Extending the argument to gasoline, it is at least possible that, as gas eats up a higher percentage of poverty-line rural workers' incomes, drivers will scrimp on things such as their quarterly oil change, their 30,000-mile tuneups, as well as minor repairs to their vehicles. They will likely also defer the purchase of new cars. People will, in other words, probably drive older, less well-maintained cars, one side effect of which will be decreased gas efficiency and the need for even more gas to get them to and from work than they were consuming earlier in the price cycle. Kerr's old Explorer gets only twelve to fifteen miles per gallon; her husband's 1974 truck gets even worse mileage. In a rational world, both would be able to buy more fuel-efficient vehicles. In the Siskiyou County of 2005, however, neither can scrape together enough to make the upgrade.

If oil prices continue their relentless march upward, Lyle Sauget fears that "Yreka will eventually collapse. You can only pass so much on to people who are already overburdened."
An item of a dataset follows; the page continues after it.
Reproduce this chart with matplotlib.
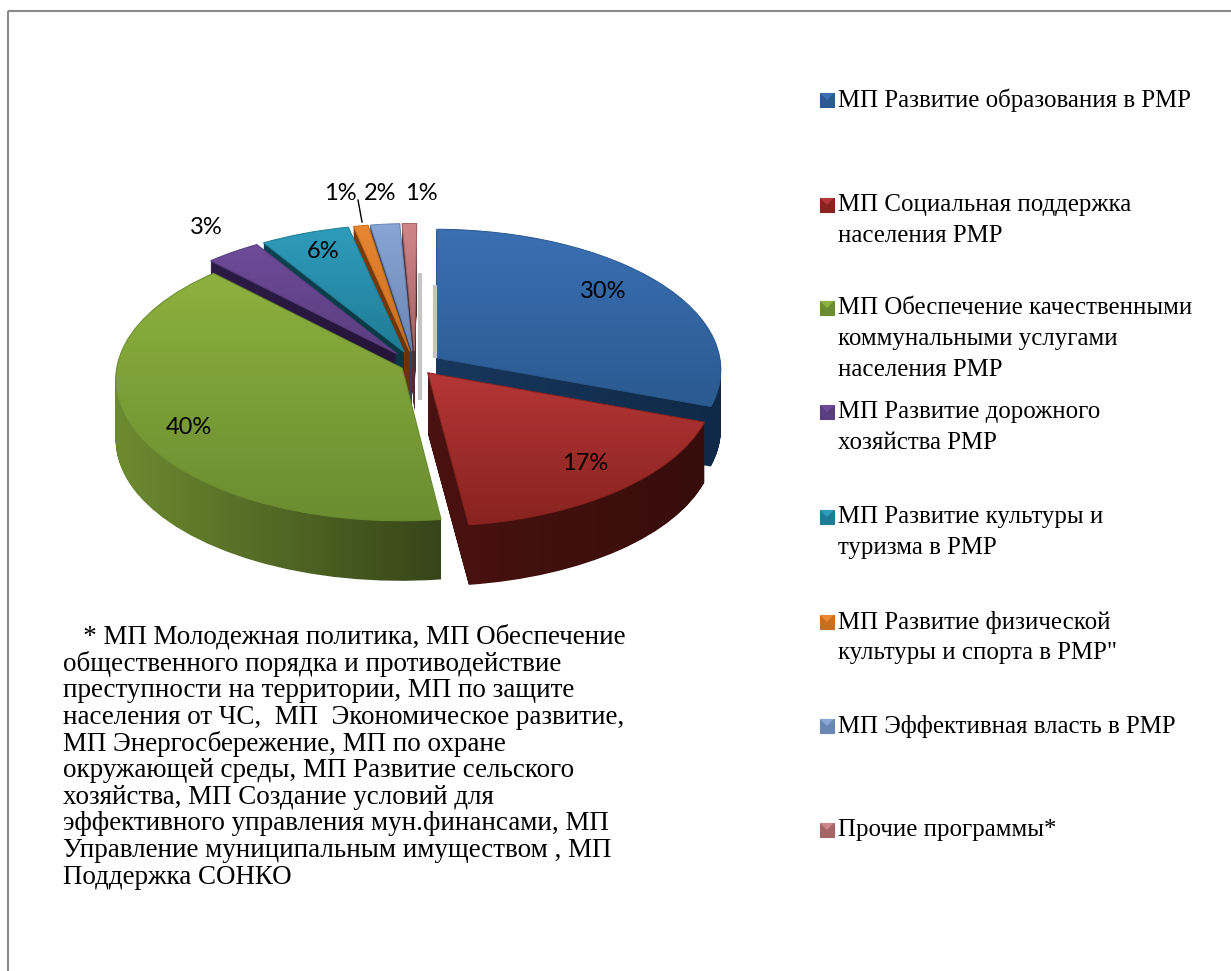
import numpy as np
import matplotlib
matplotlib.use('Agg')
import matplotlib.pyplot as plt
from matplotlib.path import Path
from matplotlib.patches import PathPatch, Rectangle, Polygon

# shares of the budget, %
shares = [30.4, 17.4, 39.7, 3.4, 5.5, 0.9, 1.8, 0.9]
explode = [0.09, 0.07, 0.05, 0.10, 0.10, 0.10, 0.10, 0.10]

legend_names = [
    ['МП Развитие образования в РМР'],
    ['МП Социальная поддержка', 'населения РМР'],
    ['МП Обеспечение качественными', 'коммунальными услугами', 'населения РМР'],
    ['МП Развитие дорожного', 'хозяйства РМР'],
    ['МП Развитие культуры и', 'туризма в РМР'],
    ['МП Развитие физической', 'культуры и спорта в РМР"'],
    ['МП Эффективная власть в РМР'],
    ['Прочие программы*'],
]
legend_y = [100, 205, 308, 412, 517, 622, 726, 830]

note_lines = [
    '   * МП Молодежная политика, МП Обеспечение',
    'общественного порядка и противодействие',
    'преступности на территории, МП по защите',
    'населения от ЧС,  МП  Экономическое развитие,',
    'МП Энергосбережение, МП по охране',
    'окружающей среды, МП Развитие сельского',
    'хозяйства, МП Создание условий для',
    'эффективного управления мун.финансами, МП',
    'Управление муниципальным имуществом , МП',
    'Поддержка СОНКО',
]

# top face colours (upper, lower) and wall colours (left, right)
top_cols = ['#3a6fb3', '#b53636', '#8db03e', '#6e4b98', '#2f9cbb', '#ea8730', '#88a6d6', '#d08688']
low_cols = ['#2b5a90', '#88231f', '#6b8c30', '#5a3e80', '#1f7c96', '#c86e20', '#6a86b3', '#a56466']
wall_l = ['#17375c', '#4a1210', '#6e8c30', '#2c1b45', '#0e4250', '#7a3c0c', '#3d4d68', '#5c3a3b']
wall_r = ['#0f2a48', '#360d0b', '#364519', '#251539', '#0b3844', '#6a340a', '#343f55', '#4a2e2f']

label_pos = [(603, 291), (585, 464), (189, 427), (206, 228), (323, 252), (340, 193), (380, 194), (421, 193)]

CX, CY, RX, RY, PERSP, DEPTH = 415, 365, 285, 140, 0.08, 60


def project(xy, dz=0):
    s = 1 + PERSP * xy[:, 1]
    return np.column_stack([CX + RX * xy[:, 0] / s, CY - RY * xy[:, 1] / s + dz])


def gradient(c0, c1, vertical):
    c0 = np.array(matplotlib.colors.to_rgb(c0))
    c1 = np.array(matplotlib.colors.to_rgb(c1))
    g = np.linspace(c0, c1, 128)
    return g[:, None, :] if vertical else g[None, :, :]


def fill(ax, path, c0, c1, vertical, edge):
    x0, y0 = path.vertices.min(axis=0)
    x1, y1 = path.vertices.max(axis=0)
    im = ax.imshow(gradient(c0, c1, vertical), extent=(x0, x1, y1, y0), aspect='auto',
                   interpolation='bilinear', origin='upper')
    im.set_clip_path(path, transform=ax.transData)
    if edge:
        ax.add_patch(PathPatch(path, fc='none', ec=edge, lw=0.7))


fig = plt.figure(figsize=(12.31, 9.71), dpi=100)
ax = fig.add_axes([0, 0, 1, 1])

wedges, _ = ax.pie(shares, explode=explode, startangle=89.5, counterclock=False)
paths = [Path(w.get_path().vertices.copy(), w.get_path().codes) for w in wedges]
for w in wedges:
    w.remove()
ax.set_aspect('auto')

# soft shadows next to the back slices
ax.plot([420, 420], [273, 400], color='#c4c4c4', lw=3, solid_capstyle='butt')
ax.plot([435, 435], [285, 358], color='#c4c4c4', lw=3, solid_capstyle='butt')

mids = [np.mean(p.vertices[:, 1]) for p in paths]
order = np.argsort(mids)[::-1]
for i in order:
    p = paths[i]
    layers = [Path(project(p.vertices, dz), p.codes) for dz in np.arange(DEPTH, 0, -1.0)]
    fill(ax, Path.make_compound_path(*layers), wall_l[i], wall_r[i], False, None)
    top = Path(project(p.vertices), p.codes)
    fill(ax, top, top_cols[i], low_cols[i], True, low_cols[i])

for i, (x, y) in enumerate(label_pos):
    ax.text(x, y, f'{round(shares[i])}%', family='Lato', fontsize=17, color='black', ha='center', va='center')
ax.plot([358, 362], [200, 222], color='black', lw=1)

for name, y, c0, c1 in zip(legend_names, legend_y, top_cols, low_cols):
    ax.add_patch(Rectangle((820, y - 7), 14, 14, fc=c1, ec=c1, lw=0.8))
    ax.add_patch(Polygon([(820, y - 7), (834, y - 7), (827, y)], fc=c0, ec='none'))
    for j, line in enumerate(name):
        ax.text(838, y + j * 31, line, family='Liberation Serif', fontsize=17.9, ha='left', va='center', color='black')

for j, line in enumerate(note_lines):
    ax.text(63, 637 + j * 26.7, line, family='Liberation Serif', fontsize=19.45, ha='left', va='center', color='black')

# chart frame, right and bottom sides fall outside the picture
ax.add_patch(Rectangle((8, 11), 1400, 1400, fc='none', ec='#8a8a8a', lw=1.5))

ax.set_xlim(0, 1231)
ax.set_ylim(971, 0)
ax.axis('off')
fig.savefig('out.png', dpi=100)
With the decline of the local timber industry over the past decade or so, the age distribution of Siskiyou County's roughly 44,000 residents has dramatically shifted. Young adults of child-rearing age, along with children, have been replaced by retirees, many of them coming in for the landscape from urban sprawls to the south. Fifteen years ago the county had close to 7,000 residents in the 30-39 age bracket. Today, it has only 3,500. Conversely, the number of residents in the 50-59 age bracket has risen from about 4,300 to almost 7,500. Add unaffordable gasoline, and Siskiyou County might one day find itself bereft of most of its working-age population, its demographics increasingly defined by the process of geriatric gentrification.

It is a preventable scenario. But prevention involves the sort of innovation the Bush Administration, besotted as it is with laissez-faire triumphalism (not to mention oil-industry campaign cash), has been reluctant to embrace. "You could," says Judi Greenwald, director of innovative solutions at the Pew Center on Global Climate Change, "draw an analogy with the Low Income Heating and Energy Assistance Program [LIHEAP], a federal program where grants are given out through the Department of Health and Human Services to the states. They use the money for helping poor people pay their heating or energy bills, and to do upgrades--you can get assistance for insulating your house, filling in cracks. At least theoretically, one could have a federal program that gives out grants to states to help people pay gas bills and possibly buy more fuel-efficient vehicles."

Absent such practical interventions and broader changes in federal energy policy, Yreka--the Golden City--may one day be a new sort of ghost town, its homes housing affluent outsider-retirees, its hotels and bars catering to drive-through tourists and serving up kitschy reminders of the glory days when oil was cheap and blue-collar people could afford to live in Siskiyou County.